++++ Supplied material

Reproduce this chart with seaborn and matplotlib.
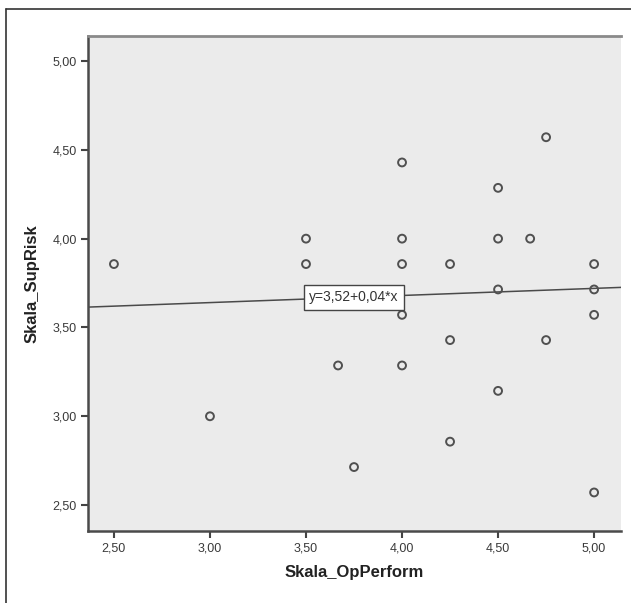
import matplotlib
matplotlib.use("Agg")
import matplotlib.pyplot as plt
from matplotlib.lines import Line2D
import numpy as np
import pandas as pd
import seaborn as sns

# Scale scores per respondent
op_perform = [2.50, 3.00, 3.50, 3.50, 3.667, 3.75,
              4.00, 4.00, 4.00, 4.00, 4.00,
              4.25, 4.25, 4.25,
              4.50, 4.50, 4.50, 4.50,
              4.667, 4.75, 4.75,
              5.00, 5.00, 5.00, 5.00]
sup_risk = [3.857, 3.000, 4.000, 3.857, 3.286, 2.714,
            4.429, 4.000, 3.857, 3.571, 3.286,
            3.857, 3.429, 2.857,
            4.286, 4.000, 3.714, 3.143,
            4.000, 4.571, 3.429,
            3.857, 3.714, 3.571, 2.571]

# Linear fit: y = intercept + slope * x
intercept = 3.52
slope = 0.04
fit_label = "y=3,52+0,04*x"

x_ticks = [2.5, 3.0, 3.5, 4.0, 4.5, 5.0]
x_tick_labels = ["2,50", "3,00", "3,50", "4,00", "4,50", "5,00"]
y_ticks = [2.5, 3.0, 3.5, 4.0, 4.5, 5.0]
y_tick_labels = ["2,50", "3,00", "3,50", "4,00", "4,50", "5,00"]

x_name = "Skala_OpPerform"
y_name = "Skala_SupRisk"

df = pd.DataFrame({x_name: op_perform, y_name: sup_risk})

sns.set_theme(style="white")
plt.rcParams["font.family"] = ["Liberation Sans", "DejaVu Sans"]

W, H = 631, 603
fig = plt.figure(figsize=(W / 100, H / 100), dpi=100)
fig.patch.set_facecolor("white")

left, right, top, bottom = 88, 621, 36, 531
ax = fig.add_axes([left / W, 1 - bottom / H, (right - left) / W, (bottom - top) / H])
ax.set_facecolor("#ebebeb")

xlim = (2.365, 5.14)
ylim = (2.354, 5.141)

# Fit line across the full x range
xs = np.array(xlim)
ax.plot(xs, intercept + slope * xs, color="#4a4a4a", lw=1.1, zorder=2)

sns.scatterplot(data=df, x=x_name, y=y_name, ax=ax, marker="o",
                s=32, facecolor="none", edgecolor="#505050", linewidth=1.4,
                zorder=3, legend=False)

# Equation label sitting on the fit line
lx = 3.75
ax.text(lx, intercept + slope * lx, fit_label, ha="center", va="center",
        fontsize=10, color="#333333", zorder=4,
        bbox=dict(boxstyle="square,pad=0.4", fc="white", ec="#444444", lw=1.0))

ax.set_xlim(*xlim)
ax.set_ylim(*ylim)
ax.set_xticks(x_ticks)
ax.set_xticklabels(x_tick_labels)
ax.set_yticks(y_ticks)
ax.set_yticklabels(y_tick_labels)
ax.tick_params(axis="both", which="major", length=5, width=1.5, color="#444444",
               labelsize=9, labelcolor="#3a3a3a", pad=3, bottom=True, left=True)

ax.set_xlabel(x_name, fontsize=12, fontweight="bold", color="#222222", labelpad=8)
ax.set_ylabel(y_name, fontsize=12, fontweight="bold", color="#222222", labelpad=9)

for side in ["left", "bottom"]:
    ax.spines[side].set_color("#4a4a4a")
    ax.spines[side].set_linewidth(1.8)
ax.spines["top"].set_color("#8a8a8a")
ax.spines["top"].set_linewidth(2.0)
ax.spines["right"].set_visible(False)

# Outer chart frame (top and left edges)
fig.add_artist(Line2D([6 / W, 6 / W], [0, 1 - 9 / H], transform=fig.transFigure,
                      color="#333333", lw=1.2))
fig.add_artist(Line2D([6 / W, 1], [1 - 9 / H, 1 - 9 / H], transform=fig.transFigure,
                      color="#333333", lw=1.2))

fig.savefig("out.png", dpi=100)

++++++++
++++ Supplied material

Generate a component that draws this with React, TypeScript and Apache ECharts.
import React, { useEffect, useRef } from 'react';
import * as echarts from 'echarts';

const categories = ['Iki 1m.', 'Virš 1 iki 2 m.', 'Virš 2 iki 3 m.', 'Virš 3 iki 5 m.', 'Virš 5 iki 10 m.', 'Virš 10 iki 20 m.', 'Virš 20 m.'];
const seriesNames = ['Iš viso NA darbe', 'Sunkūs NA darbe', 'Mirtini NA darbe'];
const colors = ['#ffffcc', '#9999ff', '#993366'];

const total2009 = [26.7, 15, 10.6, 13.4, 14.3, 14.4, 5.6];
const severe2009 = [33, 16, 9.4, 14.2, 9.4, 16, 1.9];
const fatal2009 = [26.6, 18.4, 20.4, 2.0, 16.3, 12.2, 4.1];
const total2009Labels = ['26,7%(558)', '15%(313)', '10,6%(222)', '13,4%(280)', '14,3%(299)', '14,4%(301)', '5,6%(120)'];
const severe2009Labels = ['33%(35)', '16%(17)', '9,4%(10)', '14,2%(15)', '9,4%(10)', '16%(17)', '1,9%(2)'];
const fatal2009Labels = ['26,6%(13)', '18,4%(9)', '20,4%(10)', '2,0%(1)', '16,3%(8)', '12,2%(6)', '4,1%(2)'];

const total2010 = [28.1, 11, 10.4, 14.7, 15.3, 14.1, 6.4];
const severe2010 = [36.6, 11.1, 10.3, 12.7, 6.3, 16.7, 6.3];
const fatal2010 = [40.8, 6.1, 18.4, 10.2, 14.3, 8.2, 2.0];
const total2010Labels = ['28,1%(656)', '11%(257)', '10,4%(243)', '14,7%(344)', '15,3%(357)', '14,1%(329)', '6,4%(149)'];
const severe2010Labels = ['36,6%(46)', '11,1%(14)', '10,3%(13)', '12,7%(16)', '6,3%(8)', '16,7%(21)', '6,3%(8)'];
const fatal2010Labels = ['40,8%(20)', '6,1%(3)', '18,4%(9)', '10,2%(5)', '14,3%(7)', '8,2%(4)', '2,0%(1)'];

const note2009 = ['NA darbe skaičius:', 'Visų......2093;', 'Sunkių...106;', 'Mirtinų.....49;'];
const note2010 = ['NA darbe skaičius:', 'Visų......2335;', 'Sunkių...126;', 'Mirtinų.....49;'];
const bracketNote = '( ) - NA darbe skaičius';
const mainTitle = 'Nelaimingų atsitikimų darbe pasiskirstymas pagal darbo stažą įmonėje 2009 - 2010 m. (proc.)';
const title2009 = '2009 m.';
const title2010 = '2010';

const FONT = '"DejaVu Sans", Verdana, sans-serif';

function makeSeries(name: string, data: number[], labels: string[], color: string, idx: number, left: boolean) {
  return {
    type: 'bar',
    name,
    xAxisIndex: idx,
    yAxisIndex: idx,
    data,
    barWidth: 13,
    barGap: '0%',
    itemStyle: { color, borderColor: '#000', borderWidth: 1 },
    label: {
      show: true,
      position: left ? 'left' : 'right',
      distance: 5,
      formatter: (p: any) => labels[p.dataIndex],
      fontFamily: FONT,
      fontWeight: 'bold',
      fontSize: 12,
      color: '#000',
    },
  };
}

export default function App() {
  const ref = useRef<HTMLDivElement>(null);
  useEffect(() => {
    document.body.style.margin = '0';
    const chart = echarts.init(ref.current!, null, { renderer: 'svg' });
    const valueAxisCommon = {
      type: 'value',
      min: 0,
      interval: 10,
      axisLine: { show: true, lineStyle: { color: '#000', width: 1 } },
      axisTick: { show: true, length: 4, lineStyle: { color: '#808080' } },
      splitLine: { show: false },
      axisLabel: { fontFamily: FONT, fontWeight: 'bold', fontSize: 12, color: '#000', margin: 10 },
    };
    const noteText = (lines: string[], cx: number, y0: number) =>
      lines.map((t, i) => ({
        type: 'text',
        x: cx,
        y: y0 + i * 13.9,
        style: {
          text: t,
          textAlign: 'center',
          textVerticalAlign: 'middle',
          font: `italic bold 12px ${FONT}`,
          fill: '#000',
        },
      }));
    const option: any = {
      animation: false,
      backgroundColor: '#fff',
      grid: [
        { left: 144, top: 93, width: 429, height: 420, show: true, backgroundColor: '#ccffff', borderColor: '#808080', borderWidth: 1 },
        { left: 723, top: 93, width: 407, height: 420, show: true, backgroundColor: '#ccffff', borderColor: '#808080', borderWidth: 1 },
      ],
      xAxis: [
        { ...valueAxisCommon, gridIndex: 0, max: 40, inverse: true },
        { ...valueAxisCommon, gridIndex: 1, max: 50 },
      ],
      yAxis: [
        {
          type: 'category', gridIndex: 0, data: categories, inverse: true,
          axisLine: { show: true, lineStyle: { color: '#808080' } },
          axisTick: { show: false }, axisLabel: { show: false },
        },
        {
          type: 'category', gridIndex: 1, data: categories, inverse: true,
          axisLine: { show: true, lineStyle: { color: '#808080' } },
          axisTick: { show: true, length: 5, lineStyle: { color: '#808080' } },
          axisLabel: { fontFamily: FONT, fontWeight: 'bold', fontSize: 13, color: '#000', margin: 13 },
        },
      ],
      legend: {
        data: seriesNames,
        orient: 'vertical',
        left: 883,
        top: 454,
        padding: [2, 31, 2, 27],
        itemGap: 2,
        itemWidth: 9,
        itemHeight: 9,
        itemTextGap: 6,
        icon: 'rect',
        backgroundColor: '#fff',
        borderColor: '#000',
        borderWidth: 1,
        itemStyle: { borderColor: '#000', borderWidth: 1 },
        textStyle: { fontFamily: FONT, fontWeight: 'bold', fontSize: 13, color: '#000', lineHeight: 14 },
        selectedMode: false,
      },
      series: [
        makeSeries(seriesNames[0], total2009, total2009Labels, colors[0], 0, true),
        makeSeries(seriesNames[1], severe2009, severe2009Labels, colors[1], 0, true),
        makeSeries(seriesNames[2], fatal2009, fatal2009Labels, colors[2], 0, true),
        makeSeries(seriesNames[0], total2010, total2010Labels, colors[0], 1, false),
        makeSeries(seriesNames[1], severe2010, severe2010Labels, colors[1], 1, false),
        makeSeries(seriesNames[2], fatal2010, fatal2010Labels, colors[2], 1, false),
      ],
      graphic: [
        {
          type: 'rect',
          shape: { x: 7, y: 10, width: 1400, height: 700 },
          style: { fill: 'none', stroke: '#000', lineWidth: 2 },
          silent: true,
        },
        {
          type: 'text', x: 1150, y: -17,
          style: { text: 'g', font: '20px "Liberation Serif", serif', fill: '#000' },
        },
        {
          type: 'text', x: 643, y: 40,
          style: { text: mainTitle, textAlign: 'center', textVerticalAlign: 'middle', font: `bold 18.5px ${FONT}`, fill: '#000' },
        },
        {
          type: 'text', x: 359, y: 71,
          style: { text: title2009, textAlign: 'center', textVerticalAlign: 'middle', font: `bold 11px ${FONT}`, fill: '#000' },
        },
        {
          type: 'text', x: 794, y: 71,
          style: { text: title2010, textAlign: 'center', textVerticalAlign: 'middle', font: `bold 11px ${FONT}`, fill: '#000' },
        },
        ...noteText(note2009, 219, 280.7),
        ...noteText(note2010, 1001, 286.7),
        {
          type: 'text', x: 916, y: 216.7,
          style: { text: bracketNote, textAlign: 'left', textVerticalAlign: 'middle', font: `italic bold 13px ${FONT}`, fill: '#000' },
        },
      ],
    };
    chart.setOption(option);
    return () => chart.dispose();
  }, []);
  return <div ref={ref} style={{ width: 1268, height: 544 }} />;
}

++++++++

# Exercise directions
From the records above, extract the lines from the one holding "Reproduce this chart" through the one holding "import seaborn as sns", word for word; omit the pictures.

# The solution
Reproduce this chart with seaborn and matplotlib.
import matplotlib
matplotlib.use("Agg")
import matplotlib.pyplot as plt
from matplotlib.lines import Line2D
import numpy as np
import pandas as pd
import seaborn as sns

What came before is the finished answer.